• [DATA PROVIDED]

_ _ _

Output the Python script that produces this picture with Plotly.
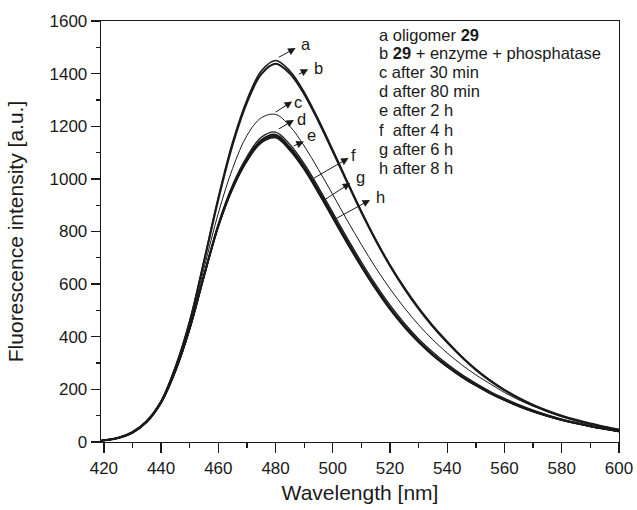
import plotly.graph_objects as go

wavelength = [419, 425, 430, 435, 440, 445, 450, 455, 460, 465, 470, 475, 480, 485, 490,
              495, 500, 505, 510, 515, 520, 525, 530, 535, 540, 545, 550, 555, 560, 565,
              570, 575, 580, 585, 590, 595, 600]

curve_a = [5, 16, 38, 80, 155, 285, 460, 690, 930, 1140, 1300, 1410, 1450, 1410, 1330,
           1225, 1110, 992, 877, 770, 673, 587, 510, 442, 382, 326, 277, 235, 199, 168,
           142, 120, 101, 85, 71, 59, 48]
curve_b = [5, 16, 38, 80, 154, 283, 457, 685, 922, 1130, 1290, 1398, 1438, 1400, 1322,
           1218, 1104, 987, 872, 766, 669, 583, 506, 438, 378, 323, 274, 232, 196, 165,
           139, 117, 98, 82, 68, 56, 45]
curve_c = [5, 16, 37, 79, 152, 278, 445, 660, 870, 1040, 1165, 1232, 1245, 1200, 1125,
           1035, 940, 843, 750, 662, 582, 510, 445, 388, 338, 294, 255, 221, 188, 160,
           136, 115, 97, 82, 68, 56, 46]
curve_d = [5, 15, 36, 78, 150, 272, 435, 637, 830, 978, 1085, 1158, 1178, 1131, 1058,
           968, 872, 776, 684, 598, 520, 452, 392, 341, 296, 257, 223, 192, 166, 142,
           121, 103, 87, 74, 62, 52, 42]
curve_e = [5, 15, 36, 77, 150, 271, 432, 633, 824, 970, 1076, 1148, 1168, 1120, 1047,
           957, 861, 765, 673, 588, 510, 443, 384, 333, 289, 251, 217, 187, 161, 138,
           118, 100, 85, 72, 60, 50, 41]
curve_f = [5, 15, 35, 77, 150, 270, 431, 632, 822, 967, 1072, 1143, 1163, 1115, 1042,
           952, 856, 760, 669, 584, 507, 440, 381, 331, 287, 249, 216, 186, 160, 137,
           117, 99, 84, 71, 60, 50, 40]
curve_g = [5, 15, 35, 76, 150, 270, 430, 630, 820, 965, 1070, 1140, 1160, 1112, 1039,
           949, 853, 758, 667, 582, 505, 438, 379, 329, 286, 248, 215, 185, 159, 136,
           116, 99, 84, 71, 59, 49, 40]
curve_h = [5, 15, 35, 76, 149, 269, 429, 628, 818, 962, 1067, 1137, 1156, 1108, 1035,
           945, 850, 755, 665, 580, 503, 436, 378, 328, 285, 247, 214, 184, 158, 135,
           115, 98, 83, 70, 59, 49, 40]

series = [("a", curve_a, 1.6), ("b", curve_b, 2.0), ("c", curve_c, 1.0), ("d", curve_d, 1.3),
          ("e", curve_e, 2.0), ("f", curve_f, 1.5), ("g", curve_g, 1.5), ("h", curve_h, 1.5)]

legend_lines = ["a oligomer <b>29</b>", "b <b>29</b> + enzyme + phosphatase", "c after 30 min",
                "d after 80 min", "e after 2 h", "f\u00a0 after 4 h", "g after 6 h", "h after 8 h"]
legend_y = [1548, 1477, 1407, 1335, 1260, 1186, 1114, 1042]
legend_x = 515.6

# arrows: (label, tail_x, tail_y, head_x, head_y, label_x, label_y)
arrows = [("a", 480.6, 1459, 487.0, 1497, 490.7, 1513),
          ("b", 487.6, 1395, 491.4, 1417, 494.9, 1421),
          ("c", 479.5, 1250, 485.8, 1294, 487.9, 1294),
          ("d", 480.6, 1186, 486.4, 1224, 489.1, 1227),
          ("e", 485.8, 1123, 489.9, 1142, 492.6, 1167),
          ("f", 492.8, 999, 505.5, 1079, 507.3, 1091),
          ("g", 496.2, 914, 506.1, 984, 509.6, 1009),
          ("h", 500.3, 844, 513.0, 920, 516.5, 933)]

FONT = "Liberation Sans, Arial, Helvetica, sans-serif"
INK = "#1a1a1a"

fig = go.Figure()
for name, vals, w in series:
    fig.add_trace(go.Scatter(x=wavelength, y=vals, mode="lines", name=name,
                             line=dict(color=INK, width=w, shape="spline", smoothing=1.0),
                             showlegend=False, hoverinfo="skip"))

annotations = []
for lab, tx, ty, hx, hy, lx, ly in arrows:
    annotations.append(dict(x=hx, y=hy, ax=tx, ay=ty, xref="x", yref="y", axref="x", ayref="y",
                            text="", showarrow=True, arrowhead=2, arrowsize=1.5, arrowwidth=1,
                            arrowcolor=INK, standoff=0, startstandoff=0))
    annotations.append(dict(x=lx, y=ly, xref="x", yref="y", text=lab, showarrow=False,
                            xanchor="center", yanchor="middle",
                            font=dict(family=FONT, size=16.5, color=INK)))
for txt, yy in zip(legend_lines, legend_y):
    annotations.append(dict(x=legend_x, y=yy, xref="x", yref="y", text=txt, showarrow=False,
                            xanchor="left", yanchor="middle",
                            font=dict(family=FONT, size=16.5, color=INK)))

axis_common = dict(showline=True, linecolor=INK, linewidth=1.3, mirror=True, ticks="outside",
                   tickcolor=INK, tickwidth=1.3, showgrid=False, zeroline=False, automargin=False,
                   tickfont=dict(family=FONT, size=17, color=INK))

fig.update_layout(
    width=637, height=510,
    margin=dict(l=101, r=18, t=21, b=68),
    paper_bgcolor="white", plot_bgcolor="white",
    font=dict(family=FONT, color=INK),
    annotations=annotations,
    xaxis=dict(range=[419, 600], tick0=420, dtick=20, ticklen=10,
               minor=dict(dtick=10, tick0=420, ticklen=5, ticks="outside", tickcolor=INK, tickwidth=1.3),
               title=dict(text="Wavelength [nm]", font=dict(family=FONT, size=21, color=INK), standoff=8),
               **axis_common),
    yaxis=dict(range=[0, 1600], tick0=0, dtick=200, ticklen=9,
               minor=dict(dtick=100, ticklen=4, ticks="outside", tickcolor=INK, tickwidth=1.3),
               title=dict(text="Fluorescence intensity [a.u.]", font=dict(family=FONT, size=21, color=INK), standoff=20),
               **axis_common),
)

fig.write_html("out.html", config={"displayModeBar": False, "staticPlot": True},
               post_script="document.body.style.margin='0';document.body.style.padding='0';document.body.style.overflow='hidden';")
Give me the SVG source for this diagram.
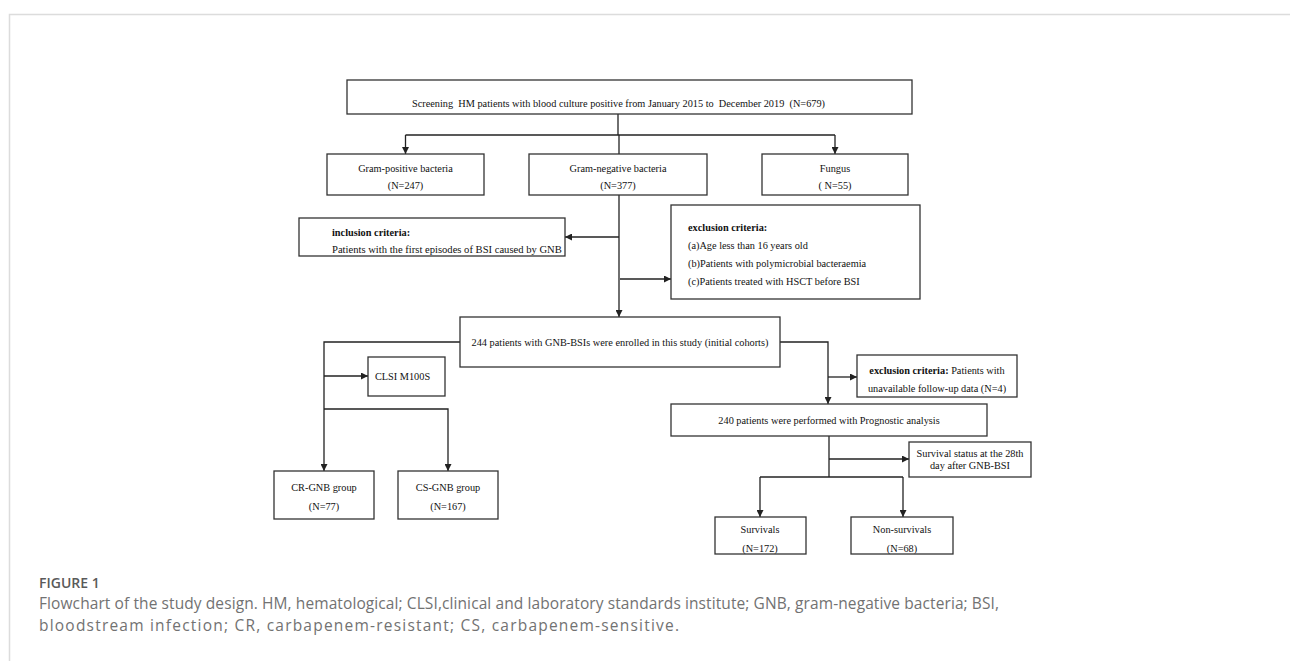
<svg xmlns="http://www.w3.org/2000/svg" width="1290" height="661" viewBox="0 0 1290 661">
<style>
.box{fill:#fff;stroke:#333;stroke-width:1.3}
.t{font-family:"Liberation Serif","Times New Roman",serif;font-size:10.3px;fill:#111}
.c{text-anchor:middle}
.b{font-weight:bold}
.ln{fill:none;stroke:#222;stroke-width:1.3}
.cap{font-family:"Open Sans","Noto Sans",sans-serif;font-size:15.5px;fill:#727272}
.fig{font-family:"Open Sans","Noto Sans",sans-serif;font-size:14px;font-weight:600;fill:#5a5a5a}
</style>
<defs>
<marker id="ah" viewBox="0 0 10 10" refX="10" refY="5" markerWidth="7" markerHeight="7" orient="auto" markerUnits="userSpaceOnUse">
<path d="M0,0 L10,5 L0,10 z" fill="#222"/>
</marker>
</defs>
<rect x="0" y="0" width="1290" height="661" fill="#fff"/>
<path d="M9.5,661 V14.5 H1290" fill="none" stroke="#dcdcdc" stroke-width="1.5"/>

<g id="connectors">
<path class="ln" d="M618,114 V135"/>
<path class="ln" d="M405.5,135 H835"/>
<path class="ln" d="M405.5,135 V154" marker-end="url(#ah)"/>
<path class="ln" d="M835,135 V154" marker-end="url(#ah)"/>
<path class="ln" d="M619,135 V154"/>
<path class="ln" d="M619,195 V317" marker-end="url(#ah)"/>
<path class="ln" d="M619,237 H565" marker-end="url(#ah)"/>
<path class="ln" d="M620,279 H671" marker-end="url(#ah)"/>
<path class="ln" d="M460,342 H324 V471" marker-end="url(#ah)"/>
<path class="ln" d="M324,376 H368" marker-end="url(#ah)"/>
<path class="ln" d="M324,409 H448 V471" marker-end="url(#ah)"/>
<path class="ln" d="M780,342 H828 V404" marker-end="url(#ah)"/>
<path class="ln" d="M828,377 H857" marker-end="url(#ah)"/>
<path class="ln" d="M829,436 V477"/>
<path class="ln" d="M829,459 H909" marker-end="url(#ah)"/>
<path class="ln" d="M760,477 H903"/>
<path class="ln" d="M760,477 V517" marker-end="url(#ah)"/>
<path class="ln" d="M903,477 V517" marker-end="url(#ah)"/>
</g>

<g id="screening">
<rect class="box" x="347" y="80" width="565" height="34"/>
<text class="t c" x="618.5" y="107" xml:space="preserve">Screening  HM patients with blood culture positive from January 2015 to  December 2019  (N=679)</text>
</g>
<g id="gram-positive">
<rect class="box" x="327" y="154" width="157" height="41"/>
<text class="t c" x="405.5" y="172">Gram-positive bacteria</text>
<text class="t c" x="405.5" y="189">(N=247)</text>
</g>
<g id="gram-negative">
<rect class="box" x="529" y="154" width="178" height="41"/>
<text class="t c" x="618" y="172">Gram-negative bacteria</text>
<text class="t c" x="618" y="189">(N=377)</text>
</g>
<g id="fungus">
<rect class="box" x="762" y="154" width="146" height="41"/>
<text class="t c" x="835" y="172">Fungus</text>
<text class="t c" x="835" y="189" xml:space="preserve">( N=55)</text>
</g>
<g id="inclusion">
<rect class="box" x="299" y="218" width="266" height="38"/>
<text class="t b" x="332" y="236">inclusion criteria:</text>
<text class="t" x="332" y="253" style="font-size:10.6px">Patients with the first episodes of BSI caused by GNB</text>
</g>
<g id="exclusion">
<rect class="box" x="671" y="205" width="249" height="94"/>
<text class="t b" x="688" y="231">exclusion criteria:</text>
<text class="t" x="688" y="249">(a)Age less than 16 years old</text>
<text class="t" x="688" y="267">(b)Patients with polymicrobial bacteraemia</text>
<text class="t" x="688" y="285">(c)Patients treated with HSCT before BSI</text>
</g>
<g id="enrolled">
<rect class="box" x="460" y="317" width="320" height="50"/>
<text class="t c" x="620" y="346">244 patients with GNB-BSIs were enrolled in this study (initial cohorts)</text>
</g>
<g id="clsi">
<rect class="box" x="368" y="357" width="77" height="39"/>
<text class="t c" x="402.5" y="380">CLSI M100S</text>
</g>
<g id="cr-gnb">
<rect class="box" x="274" y="471" width="100" height="48"/>
<text class="t c" x="324" y="491">CR-GNB group</text>
<text class="t c" x="324" y="510">(N=77)</text>
</g>
<g id="cs-gnb">
<rect class="box" x="398" y="471" width="100" height="48"/>
<text class="t c" x="448" y="491">CS-GNB group</text>
<text class="t c" x="448" y="510">(N=167)</text>
</g>
<g id="exclusion2">
<rect class="box" x="857" y="355" width="160" height="42"/>
<text class="t c" x="937" y="374"><tspan class="b">exclusion criteria:</tspan> Patients with</text>
<text class="t c" x="937" y="392">unavailable follow-up data (N=4)</text>
</g>
<g id="prognostic">
<rect class="box" x="671" y="404" width="316" height="32"/>
<text class="t c" x="829" y="424">240 patients were performed with Prognostic analysis</text>
</g>
<g id="survival-status">
<rect class="box" x="909" y="442" width="122" height="35"/>
<text class="t c" x="970" y="457">Survival status at the 28th</text>
<text class="t c" x="970" y="469">day after GNB-BSI</text>
</g>
<g id="survivals">
<rect class="box" x="715" y="517" width="91" height="37"/>
<text class="t c" x="760" y="533">Survivals</text>
<text class="t c" x="760" y="552">(N=172)</text>
</g>
<g id="non-survivals">
<rect class="box" x="851" y="517" width="102" height="37"/>
<text class="t c" x="902" y="533">Non-survivals</text>
<text class="t c" x="902" y="552">(N=68)</text>
</g>

<g id="caption">
<text class="fig" x="39" y="588">FIGURE 1</text>
<text class="cap" x="39" y="609" textLength="960">Flowchart of the study design. HM, hematological; CLSI,clinical and laboratory standards institute; GNB, gram-negative bacteria; BSI,</text>
<text class="cap" x="39" y="631" textLength="640">bloodstream infection; CR, carbapenem-resistant; CS, carbapenem-sensitive.</text>
</g>
</svg>
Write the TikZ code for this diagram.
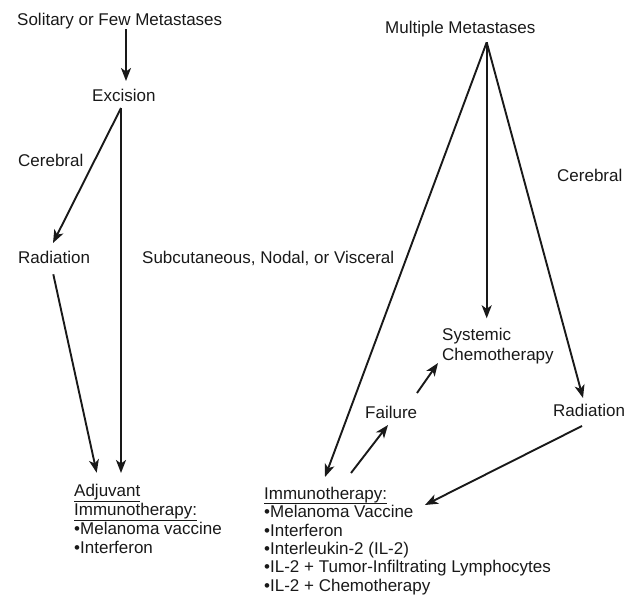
\documentclass[tikz,border=0pt]{standalone}
\usepackage{fontspec}
\setmainfont{Liberation Sans}
\usetikzlibrary{arrows.meta}
\newcommand{\ulin}[1]{\setbox0\hbox{#1}\rlap{\rule[-5pt]{\wd0}{1pt}}\box0}
\tikzset{
  lbl/.style={anchor=base west, inner sep=0pt, font=\fontsize{17}{18.4}\selectfont, text=black!90},
  conn/.style={line width=1.9pt, black!90, -{Stealth[length=13pt,width=10pt,inset=3.5pt]}},
}
\begin{document}
\begin{tikzpicture}[x=1pt,y=-1pt]
\useasboundingbox (0,0) rectangle (638,597);
% left branch
\node[lbl] (solitary) at (17,25.7) {Solitary or Few Metastases};
\node[lbl] (excision) at (92,101) {Excision};
\node[lbl] (cerebralL) at (18,166) {Cerebral};
\node[lbl] (radL) at (18,263) {Radiation};
\node[lbl] (subcut) at (142,263) {Subcutaneous, Nodal, or Visceral};
\node[lbl] (adjuvant) at (74,496.7) {\fontsize{17}{19}\selectfont\begin{tabular}[t]{@{}l@{}}\ulin{Adjuvant}\\ \ulin{Immunotherapy:}\\ •Melanoma vaccine\\ •Interferon\end{tabular}};
% right branch
\node[lbl] (multiple) at (385,33) {Multiple Metastases};
\node[lbl] (cerebralR) at (557,181.7) {Cerebral};
\node[lbl] (systemic) at (442,340.7) {\fontsize{17}{19.3}\selectfont\begin{tabular}[t]{@{}l@{}}Systemic\\ Chemotherapy\end{tabular}};
\node[lbl] (failure) at (365,418) {Failure};
\node[lbl] (radR) at (553,416) {Radiation};
\node[lbl] (immuno) at (264,499.3) {\fontsize{17}{18.4}\selectfont\begin{tabular}[t]{@{}l@{}}\ulin{Immunotherapy:}\\ •Melanoma Vaccine\\ •Interferon\\ •Interleukin-2 (IL-2)\\ •IL-2 + Tumor-Infiltrating Lymphocytes\\ •IL-2 + Chemotherapy\end{tabular}};
% connector end points
\coordinate (solitary-out) at (126,29);
\coordinate (excision-in) at (126,81);
\coordinate (excision-out) at (121,108);
\coordinate (radL-in) at (53,243);
\coordinate (radL-out) at (53.3,274.3);
\coordinate (adj-in1) at (96.7,472.7);
\coordinate (adj-in2) at (121,473);
\coordinate (multiple-out) at (486.7,42.3);
\coordinate (immuno-in1) at (325,477);
\coordinate (systemic-in) at (486.7,318.3);
\coordinate (radR-in) at (583,398);
\coordinate (radR-out) at (582,426);
\coordinate (immuno-in2) at (425,505);
\coordinate (immuno-out) at (351,473);
\coordinate (failure-in) at (388,425);
\coordinate (failure-out) at (417,393);
\coordinate (systemic-in2) at (438,363);
% connectors
\draw[conn] (solitary-out) -- (excision-in);
\draw[conn] (excision-out) -- (adj-in2);
\draw[conn] (excision-out) -- (radL-in);
\draw[conn] (radL-out) -- (adj-in1);
\draw[conn] (multiple-out) -- (immuno-in1);
\draw[conn] (multiple-out) -- (systemic-in);
\draw[conn] (multiple-out) -- (radR-in);
\draw[conn] (radR-out) -- (immuno-in2);
\draw[conn] (immuno-out) -- (failure-in);
\draw[conn] (failure-out) -- (systemic-in2);
\end{tikzpicture}
\end{document}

_ _ _

Would you reproduce the lines above, from the very first through the line containing "570, 575, 580, 585, 590, 595, 600]", exactly and without the pictures?

• [SOLVED EXERCISE]
Output the Python script that produces this picture with Plotly.
import plotly.graph_objects as go

wavelength = [419, 425, 430, 435, 440, 445, 450, 455, 460, 465, 470, 475, 480, 485, 490,
              495, 500, 505, 510, 515, 520, 525, 530, 535, 540, 545, 550, 555, 560, 565,
              570, 575, 580, 585, 590, 595, 600]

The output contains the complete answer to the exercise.